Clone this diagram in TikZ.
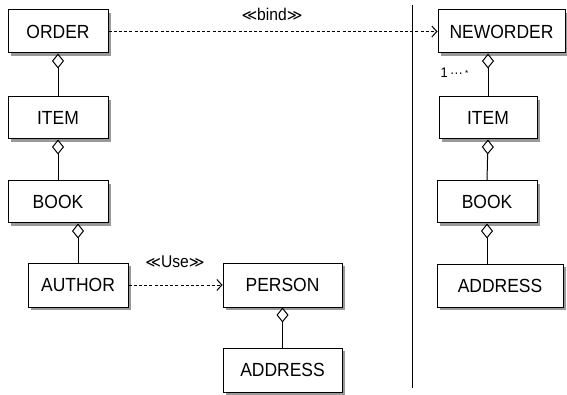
\documentclass[tikz,border=0pt]{standalone}
\usepackage{fontspec}
\setmainfont[FakeStretch=0.92]{Liberation Sans}
\newfontfamily\symfont{DejaVu Sans}
\usetikzlibrary{arrows.meta,calc}
\tikzset{
  cls/.style={draw, line width=1pt, fill=white, inner sep=0pt,
    font=\fontsize{19}{21}\selectfont},
  shadowbox/.style={draw=none, fill=black!40, inner sep=0pt},
  agg/.style={line width=1pt, -{Diamond[open, length=15pt, width=12pt, line width=1pt]}},
  dep/.style={line width=1pt, dash pattern=on 3pt off 2.2pt, -{Straight Barb[length=5pt, width=11pt, line width=1pt]}},
  stereo/.style={font=\fontsize{17}{19}\selectfont},
}
\newcommand{\ltgl}{{\symfont\fontsize{15}{17}\selectfont ≪}}
\newcommand{\gtgl}{{\symfont\fontsize{15}{17}\selectfont ≫}}
% \umlbox{name}{x}{y}{width}{height}{text}
\newcommand{\umlbox}[6]{%
  \node[shadowbox, minimum width=#4pt, minimum height=#5pt] (#1sh) at ($(#2,#3)+(3,3)$) {};
  \node[cls, minimum width=#4pt, minimum height=#5pt] (#1) at (#2,#3) {#6};}
\begin{document}
\begin{tikzpicture}[x=1pt,y=-1pt]
\fill[white] (0,0) rectangle (567,395);
\useasboundingbox (0,0) rectangle (567,395);
% left side
\umlbox{order}{58}{31.5}{100}{43}{ORDER}
\umlbox{item1}{58}{118}{100}{42}{ITEM}
\umlbox{book1}{58}{202}{100}{42}{BOOK}
\umlbox{author}{78}{285}{100}{44}{AUTHOR}
\umlbox{person}{282.5}{285}{119}{44}{PERSON}
\umlbox{addr1}{282.5}{370}{119}{44}{ADDRESS}
% right side
\umlbox{neworder}{501.5}{31.5}{127}{43}{NEWORDER}
\umlbox{item2}{488}{118}{98}{42}{ITEM}
\umlbox{book2}{487}{202}{100}{42}{BOOK}
\umlbox{addr2}{500}{285.5}{126}{43}{ADDRESS}
% separator
\coordinate (septop) at (412,5);
\coordinate (sepbot) at (412,388);
\draw[line width=1pt] (septop) -- (sepbot);
% aggregations
\draw[agg] (item1.north) -- (order.south);
\draw[agg] (book1.north) -- (item1.south);
\draw[agg] (author.north) -- (author.north |- book1.south);
\draw[agg] (addr1.north) -- (person.south);
\draw[agg] (item2.north) -- (item2.north |- neworder.south);
\draw[agg] (book2.north) -- (item2.south);
\draw[agg] (book2.south |- addr2.north) -- (book2.south);
% dependencies
\draw[dep] (order.east) -- (neworder.west);
\draw[dep] (author.east) -- (person.west);
\node[stereo] (bindlbl) at (272,14) {\ltgl bind\gtgl};
\node[stereo] (uselbl) at (175,262) {\ltgl Use\gtgl};
\node[font=\fontsize{14}{16}\selectfont, anchor=west] (mult) at (437,73) {1\,···\,{\raisebox{0.15ex}{\fontsize{9}{10}\selectfont *}}};
\end{tikzpicture}
\end{document}
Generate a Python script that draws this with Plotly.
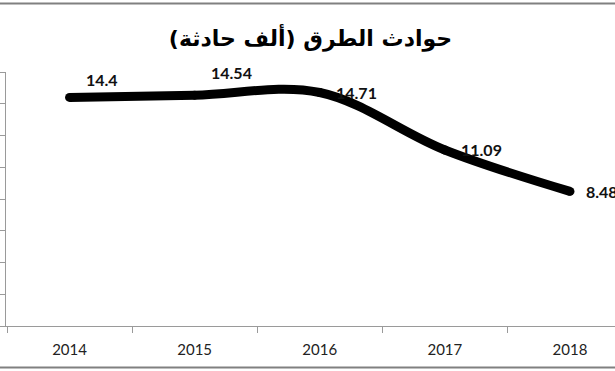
import plotly.graph_objects as go

years = [2014, 2015, 2016, 2017, 2018]
values = [14.4, 14.54, 14.71, 11.09, 8.48]
labels = ["14.4", "14.54", "14.71", "11.09", "8.48"]
label_yshift = [18, 23, 0, 0, 0]
title_text = "حوادث الطرق (ألف حادثة)"

fig = go.Figure()
fig.add_trace(go.Scatter(
    x=years, y=values, mode="lines+markers",
    line=dict(color="black", width=9, shape="spline", smoothing=1.0),
    marker=dict(color="black", size=9),
    hoverinfo="skip", showlegend=False,
))

for x, y, t, ys in zip(years, values, labels, label_yshift):
    fig.add_annotation(x=x, y=y, text="<b>%s</b>" % t, showarrow=False,
                       xanchor="left", yanchor="middle", xshift=14, yshift=ys,
                       font=dict(family="Lato", size=16, color="#111"))

axis_col = "#9a9a9a"
fig.update_layout(
    width=615, height=371,
    margin=dict(l=6, r=0, t=72, b=45),
    paper_bgcolor="white", plot_bgcolor="white",
    title=dict(text="<b>%s</b>" % title_text, x=0.5, xref="paper", xanchor="center",
               y=1 - 38 / 371, yref="container", yanchor="middle",
               font=dict(family="DejaVu Sans", size=22, color="black")),
    xaxis=dict(range=[2013.492, 2018.36], tickvals=years, ticktext=[str(y) for y in years],
               ticks="", showgrid=False, zeroline=False, showline=True,
               linecolor=axis_col, linewidth=1, ticklabelstandoff=10,
               tickfont=dict(family="Lato", size=15, color="#222"),
               minor=dict(tick0=2013.5, dtick=1, ticks="outside", ticklen=6,
                          tickcolor=axis_col, showgrid=False)),
    yaxis=dict(range=[0, 16], dtick=2, tick0=0, ticks="outside", ticklen=5,
               tickcolor=axis_col, showticklabels=False, showgrid=False,
               zeroline=False, showline=True, linecolor=axis_col, linewidth=1),
)

fig.add_shape(type="line", xref="paper", yref="paper", x0=-0.02, x1=1.0,
              y0=1.2697, y1=1.2697, line=dict(color="#808080", width=2))
fig.add_shape(type="line", xref="paper", yref="paper", x0=-0.02, x1=1.0,
              y0=-0.1634, y1=-0.1634, line=dict(color="#808080", width=2))

fig.write_html("out.html")
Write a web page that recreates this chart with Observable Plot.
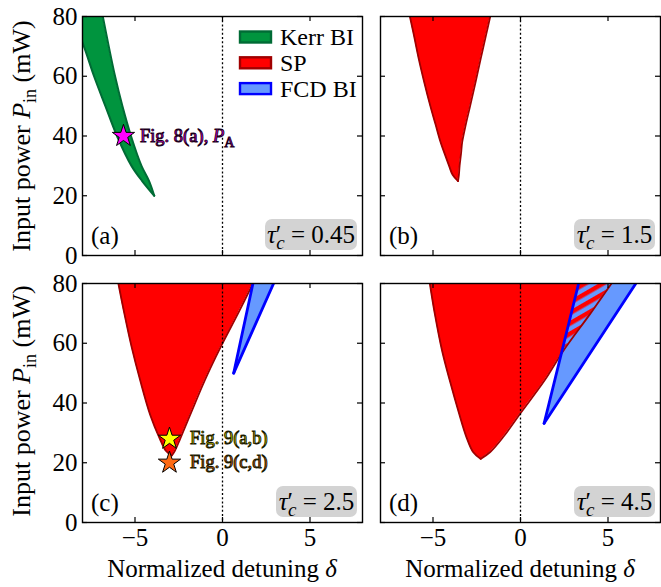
<!DOCTYPE html>
<html><head><meta charset="utf-8">
<script src="https://cdn.jsdelivr.net/npm/d3@7"></script>
<script src="https://cdn.jsdelivr.net/npm/@observablehq/plot@0.6"></script>
<style>
body{margin:0;background:#fff;}
#wrap{position:relative;width:661px;height:587px;overflow:hidden;font-family:"Liberation Serif","Times New Roman",Times,"DejaVu Serif",serif;}
#wrap > svg{position:absolute;}
#wrap svg, #wrap svg text{font-family:"Liberation Serif","Times New Roman",Times,"DejaVu Serif",serif !important;}
</style></head><body><div id="wrap"></div>
<script>
// ---------- data ----------
const xTicks = [-5, 0, 5];
const yTicks = [0, 20, 40, 60, 80];

// (a) Kerr bistability band, tau'c = 0.45
const kerrP     = [20, 25, 30, 40, 50, 60, 70, 80];
const kerrLeft  = [-3.9, -4.6, -5.2, -6.03, -6.69, -7.34, -7.92, -8.6];
const kerrRight = [-3.9, -4.2, -4.63, -5.23, -5.72, -6.14, -6.5, -6.84];

// (b) self-pulsing, tau'c = 1.5
const spBP     = [24.9, 27, 30, 34, 38, 44, 50, 58, 66, 74, 80];
const spBLeft  = [-3.57, -3.88, -4.08, -4.33, -4.57, -4.86, -5.15, -5.5, -5.82, -6.1, -6.32];
const spBRight = [-3.57, -3.52, -3.48, -3.40, -3.33, -3.12, -2.88, -2.57, -2.27, -1.96, -1.73];

// (c) self-pulsing + FCD bistability, tau'c = 2.5
const spCP     = [22.4, 24, 28, 36, 47.5, 58.7, 70, 80];
const spCLeft  = [-2.9, -3.24, -3.58, -4.13, -4.70, -5.19, -5.61, -5.95];
const spCRight = [-2.9, -2.72, -2.42, -1.85, -1.02, -0.11, 0.89, 1.74];
const fcdCP     = [50, 80];
const fcdCLeft  = [0.64, 1.74];
const fcdCRight = [0.64, 2.92];

// (d) self-pulsing + FCD bistability, tau'c = 4.5
const spDP     = [21.3, 23.6, 28.6, 36.9, 47.5, 57.5, 70, 80];
const spDLeft  = [-2.28, -2.71, -3.09, -3.53, -4.04, -4.48, -4.9, -5.18];
const spDRight = [-2.28, -1.73, -0.99, 0.04, 1.37, 2.45, 4.0, 5.2];
const fcdDP     = [33.2, 80];
const fcdDLeft  = [1.35, 3.32];
const fcdDRight = [1.35, 6.59];
const overlapDP     = [57.5, 63, 70, 80];
const overlapDLeft  = [2.42, 2.62, 2.9, 3.32];
const overlapDRight = [2.42, 3.13, 4.0, 5.2];

// marked operating points
const starsA = [{d: -5.66, P: 40, fill: "#ff00ff", label: "Fig. 8(a), ", sub: "A"}];
const starsC = [
  {d: -3.03, P: 28, fill: "#ffff00", label: "Fig. 9(a,b)"},
  {d: -3.03, P: 20, fill: "#ff6a13", label: "Fig. 9(c,d)"}
];
const tauLabels = ["0.45", "1.5", "2.5", "4.5"];
const panelLetters = ["(a)", "(b)", "(c)", "(d)"];
const legendItems = [
  {name: "Kerr BI", fill: "#00943e", stroke: "#006b35"},
  {name: "SP", fill: "#ff0000", stroke: "#a00000"},
  {name: "FCD BI", fill: "#6699ff", stroke: "#0000ff"}
];

// ---------- helpers ----------
const rows = (P, a, b) => P.map((p, i) => ({P: p, x1: a[i], x2: b[i]}));
const C = {
  kerr: "#00943e", kerrEdge: "#006b35",
  sp: "#ff0000", spEdge: "#a00000",
  fcd: "#6699ff", fcdEdge: "#0000ff"
};
const FONT = "'Liberation Serif','Times New Roman',Times,'DejaVu Serif',serif";
const wrap = document.getElementById("wrap");

function region(data, fill, edge, ew, curve, extra = {}) {
  return [
    Plot.areaX(data, {y: "P", x1: "x1", x2: "x2", fill, curve, clip: true, ...extra}),
    Plot.lineX(data, {y: "P", x: "x1", stroke: edge, strokeWidth: ew, curve, clip: true}),
    Plot.lineX(data, {y: "P", x: "x2", stroke: edge, strokeWidth: ew, curve, clip: true})
  ];
}

function addText(svg, x, y, spans, o = {}) {
  const t = d3.select(svg).append("text")
    .attr("x", x).attr("y", y)
    .style("font-family", FONT).attr("font-size", o.size || 25)
    .attr("fill", o.fill || "black")
    .attr("text-anchor", o.anchor || "start");
  if (o.transform) t.attr("transform", o.transform);
  if (o.stroke) t.attr("stroke", o.stroke).attr("stroke-width", o.sw || 1);
  for (const s of spans) {
    const ts = t.append("tspan").text(s.t);
    if (s.i) ts.attr("font-style", "italic");
    if (s.dy) ts.attr("dy", s.dy);
    if (s.dx) ts.attr("dx", s.dx);
    if (s.size) ts.attr("font-size", s.size);
  }
  return t;
}

function panel(cfg) {
  const {left, top, width, height, mL, mR, mT, mB, showX, showY, marks} = cfg;
  const pw = width - mL - mR, ph = height - mT - mB;
  const m = [
    ...marks,
    Plot.ruleX([0], {stroke: "black", strokeWidth: 1.3, strokeDasharray: "2,2.2"}),
    Plot.tickX(xTicks, {x: d => d, insetTop: ph - 5, stroke: "black", strokeWidth: 1.2}),
    Plot.tickX(xTicks, {x: d => d, insetBottom: ph - 5, stroke: "black", strokeWidth: 1.2}),
    Plot.tickY(yTicks, {y: d => d, insetRight: pw - 5, stroke: "black", strokeWidth: 1.2}),
    Plot.tickY(yTicks, {y: d => d, insetLeft: pw - 5, stroke: "black", strokeWidth: 1.2}),
    Plot.frame({stroke: "black", strokeWidth: 1.4})
  ];
  if (showX) m.push(Plot.axisX(xTicks, {tickSize: 0, tickPadding: 6, label: null, fontSize: 25}));
  if (showY) m.push(Plot.axisY(yTicks, {tickSize: 0, tickPadding: 5, label: null, fontSize: 25}));
  const p = Plot.plot({
    width, height,
    marginLeft: mL, marginRight: mR, marginTop: mT, marginBottom: mB,
    x: {domain: [-8, 8], axis: showX ? undefined : null},
    y: {domain: [0, 80], axis: showY ? undefined : null},
    style: {fontFamily: FONT, fontSize: "25px", background: "transparent", overflow: "visible", color: "black"},
    marks: m
  });
  p.style.left = left + "px";
  p.style.top = top + "px";
  wrap.appendChild(p);
  return {svg: p, x: v => p.scale("x").apply(v), y: v => p.scale("y").apply(v), pw, ph, mL, mT};
}

function tauBox(P, label, boxW) {
  const right = P.mL + P.pw - 5, bottom = P.mT + P.ph - 5;
  d3.select(P.svg).append("rect")
    .attr("x", right - boxW).attr("y", bottom - 31).attr("width", boxW).attr("height", 31)
    .attr("rx", 7).attr("fill", "#d3d3d3");
  addText(P.svg, right - boxW / 2, bottom - 7, [
    {t: "τ", i: true}, {t: "′"}, {t: "c", i: true, dx: -5, dy: 6, size: 19},
    {t: " = " + label, dy: -6}
  ], {anchor: "middle", size: 25});
}

function letter(P, s) {
  addText(P.svg, P.mL + 9, P.mT + P.ph - 11, [{t: s}], {size: 25});
}

// ---------- panels ----------
const A = panel({
  left: 0, top: 0, width: 370, height: 270, mL: 82, mR: 8, mT: 16, mB: 15, showX: false, showY: true,
  marks: [
    ...region(rows(kerrP, kerrLeft, kerrRight), C.kerr, C.kerrEdge, 2, "catmull-rom"),
    Plot.dot(starsA, {x: "d", y: "P", symbol: "star", r: 7, fill: "fill", stroke: "black", strokeWidth: 1})
  ]
});
const B = panel({
  left: 370, top: 0, width: 291, height: 270, mL: 10, mR: 1, mT: 16, mB: 15, showX: false, showY: false,
  marks: [...region(rows(spBP, spBLeft, spBRight), C.sp, C.spEdge, 1.8, "catmull-rom")]
});
const Cp = panel({
  left: 0, top: 270, width: 370, height: 317, mL: 82, mR: 8, mT: 13, mB: 65, showX: true, showY: true,
  marks: [
    ...region(rows(spCP, spCLeft, spCRight), C.sp, C.spEdge, 1.8, "catmull-rom"),
    ...region(rows(fcdCP, fcdCLeft, fcdCRight), C.fcd, C.fcdEdge, 2.8, "linear"),
    Plot.dot(starsC, {x: "d", y: "P", symbol: "star", r: 7, fill: "fill", stroke: "black", strokeWidth: 1})
  ]
});
const D = panel({
  left: 370, top: 270, width: 291, height: 317, mL: 10, mR: 1, mT: 13, mB: 65, showX: true, showY: false,
  marks: [
    Plot.areaX(rows(spDP, spDLeft, spDRight), {y: "P", x1: "x1", x2: "x2", fill: C.sp, curve: "catmull-rom", clip: true}),
    Plot.areaX(rows(fcdDP, fcdDLeft, fcdDRight), {y: "P", x1: "x1", x2: "x2", fill: C.fcd, clip: true}),
    Plot.areaX(rows(overlapDP, overlapDLeft, overlapDRight), {y: "P", x1: "x1", x2: "x2", fill: C.fcd, curve: "catmull-rom", clip: true, className: "hatched"}),
    Plot.lineX(rows(spDP, spDLeft, spDRight), {y: "P", x: "x1", stroke: C.spEdge, strokeWidth: 1.8, curve: "catmull-rom", clip: true}),
    Plot.lineX(rows(spDP, spDLeft, spDRight), {y: "P", x: "x2", stroke: C.spEdge, strokeWidth: 1.8, curve: "catmull-rom", clip: true}),
    Plot.lineX(rows(fcdDP, fcdDLeft, fcdDRight), {y: "P", x: "x1", stroke: C.fcdEdge, strokeWidth: 2.8, clip: true}),
    Plot.lineX(rows(fcdDP, fcdDLeft, fcdDRight), {y: "P", x: "x2", stroke: C.fcdEdge, strokeWidth: 2.8, clip: true})
  ]
});

// hatch pattern for the SP/FCD overlap
{
  const defs = d3.select(D.svg).insert("defs", ":first-child");
  const pat = defs.append("pattern").attr("id", "hatchSPFCD")
    .attr("patternUnits", "userSpaceOnUse").attr("width", 9).attr("height", 9)
    .attr("patternTransform", "rotate(-30)");
  pat.append("rect").attr("width", 9).attr("height", 9).attr("fill", C.fcd);
  pat.append("rect").attr("width", 9).attr("height", 4.5).attr("fill", C.sp);
  d3.select(D.svg).selectAll(".hatched path").attr("fill", "url(#hatchSPFCD)");
  d3.select(D.svg).selectAll("g.hatched").attr("fill", "url(#hatchSPFCD)");
}

// letters + tau boxes
[A, B, Cp, D].forEach((P, i) => {
  letter(P, panelLetters[i]);
  tauBox(P, tauLabels[i], i === 0 ? 92 : 81);
});

// legend in (a)
legendItems.forEach((it, i) => {
  const cy = 37 + i * 25.8;
  d3.select(A.svg).append("rect").attr("x", 240).attr("y", cy - 5.5).attr("width", 31).attr("height", 11)
    .attr("fill", it.fill).attr("stroke", it.stroke).attr("stroke-width", 2.4);
  addText(A.svg, 280, cy + 8, [{t: it.name}], {size: 24});
});

// star annotations
starsA.forEach(s => {
  addText(A.svg, A.x(s.d) + 17, A.y(s.P) + 6, [
    {t: s.label}, {t: "P", i: true}, {t: s.sub, dy: 5, size: 14}
  ], {size: 18.5, fill: s.fill, stroke: "#1a001a", sw: 1});
});
starsC.forEach(s => {
  addText(Cp.svg, Cp.x(s.d) + 21, Cp.y(s.P) + 6, [{t: s.label}],
    {size: 18.5, fill: s.fill, stroke: "#1a1a00", sw: 1});
});

// axis titles
[[A, 136], [Cp, 131]].forEach(([P, cy]) => {
  addText(P.svg, 0, 0, [
    {t: "Input power "}, {t: "P", i: true}, {t: "in", dy: 6, size: 18}, {t: " (mW)", dy: -6}
  ], {anchor: "middle", size: 26, transform: `translate(30,${cy}) rotate(-90)`});
});
[[Cp, 222], [D, 150]].forEach(([P, cx]) => {
  addText(P.svg, cx, 307, [{t: "Normalized detuning "}, {t: "δ", i: true}], {anchor: "middle", size: 25});
});
</script></body></html>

> [Directive]
Copy word for word only the lines above from the one with "Write a web" through the one with "-2.27, -1.96, -1.73];". Leave pictures out.

> [Written solution]
Write a web page that recreates this chart with Observable Plot.
<!DOCTYPE html>
<html><head><meta charset="utf-8">
<script src="https://cdn.jsdelivr.net/npm/d3@7"></script>
<script src="https://cdn.jsdelivr.net/npm/@observablehq/plot@0.6"></script>
<style>
body{margin:0;background:#fff;}
#wrap{position:relative;width:661px;height:587px;overflow:hidden;font-family:"Liberation Serif","Times New Roman",Times,"DejaVu Serif",serif;}
#wrap > svg{position:absolute;}
#wrap svg, #wrap svg text{font-family:"Liberation Serif","Times New Roman",Times,"DejaVu Serif",serif !important;}
</style></head><body><div id="wrap"></div>
<script>
// ---------- data ----------
const xTicks = [-5, 0, 5];
const yTicks = [0, 20, 40, 60, 80];

// (a) Kerr bistability band, tau'c = 0.45
const kerrP     = [20, 25, 30, 40, 50, 60, 70, 80];
const kerrLeft  = [-3.9, -4.6, -5.2, -6.03, -6.69, -7.34, -7.92, -8.6];
const kerrRight = [-3.9, -4.2, -4.63, -5.23, -5.72, -6.14, -6.5, -6.84];

// (b) self-pulsing, tau'c = 1.5
const spBP     = [24.9, 27, 30, 34, 38, 44, 50, 58, 66, 74, 80];
const spBLeft  = [-3.57, -3.88, -4.08, -4.33, -4.57, -4.86, -5.15, -5.5, -5.82, -6.1, -6.32];
const spBRight = [-3.57, -3.52, -3.48, -3.40, -3.33, -3.12, -2.88, -2.57, -2.27, -1.96, -1.73];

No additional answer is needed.